NEW technology that helps househunters visualise themselves — and their stuff — in their dream home has hit the Melbourne market.
All online listings from one of Victoria’s largest real estate agencies, Hocking Stuart, will soon be equipped with tools that buyers can use to remodel the kitchens and move their furniture into the homes they’re looking at — long before they put down a deposit.
CLICK HERE TO TRY OUT THE NEW TOOLS
The “Kitchen Styling” and “Furnish” functions are the result of a new partnership between the agency and digital real estate business Diakrit, which News Corp, publisher of the Herald Sun, owns a majority shareholding in.
Hocking Stuart listings will also feature virtual panoramic tours that will make users feel like they’re standing inside the homes, and 3D floorplans.
The tools were launched on the listing of 32 Gurner St, St Kilda last month, and will be rolled out across all properties marketed by Hocking Stuart’s 50 offices over the next five months.

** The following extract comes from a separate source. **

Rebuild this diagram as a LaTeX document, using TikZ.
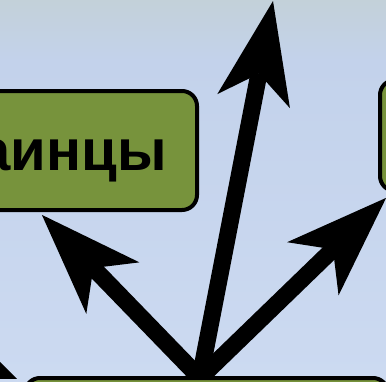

Buyers interested in the 1914 Edwardian home — which goes to auction on March 4 with $1.9 million-plus price expectations — can virtually trial different wall colours, cabinets, countertops, flooring and splashback designs in its kitchen.
They can also move furniture, which they can custom size to match their own, into its three living and dining areas, three bedrooms and outdoor areas on an online floorplan to make sure their things will fit.
The listing notched more than 500 views on realestate.com.au within 24 hours of going live, with users spending an average of 20 minutes playing with the tools.
Gurner St’s seller Dorothy Farquhar, who is also hunting for a new home, said the tools allowed buyers to virtually make a property their own before committing to it.
“I know what I like in a house, but I find it hard to visualise it. I haven’t got a great imagination,” she said. “This gives you a way.”
Hocking Stuart, St Kilda, director Sam Inan said buyers could answer important questions including “what colour scheme will work? Where would I put my couch? Where would my bed go? Will that room fit a grand piano?” using the technology.
Mr Inan said the tools would also benefit buyers who lived too far away to regularly inspect houses, such as interstate buyers.
Hocking Stuart chief executive Simon Jovanovic said househunters already used sites like Instagram and Pinterest to research interior design schemes, and these tools allowed them to “visualise their dream home on the one platform”.
Diakrit co-founder Dick Karlsson said this type of technology was already being used across the world, but the Australian property market had been slow to take it up.
“Melburnians are property crazy, so it’s interesting that the industry has been slow to embrace technology that is already pervading in major real estate markets such as Sweden, Norway and the USA,” Mr Karlsson said.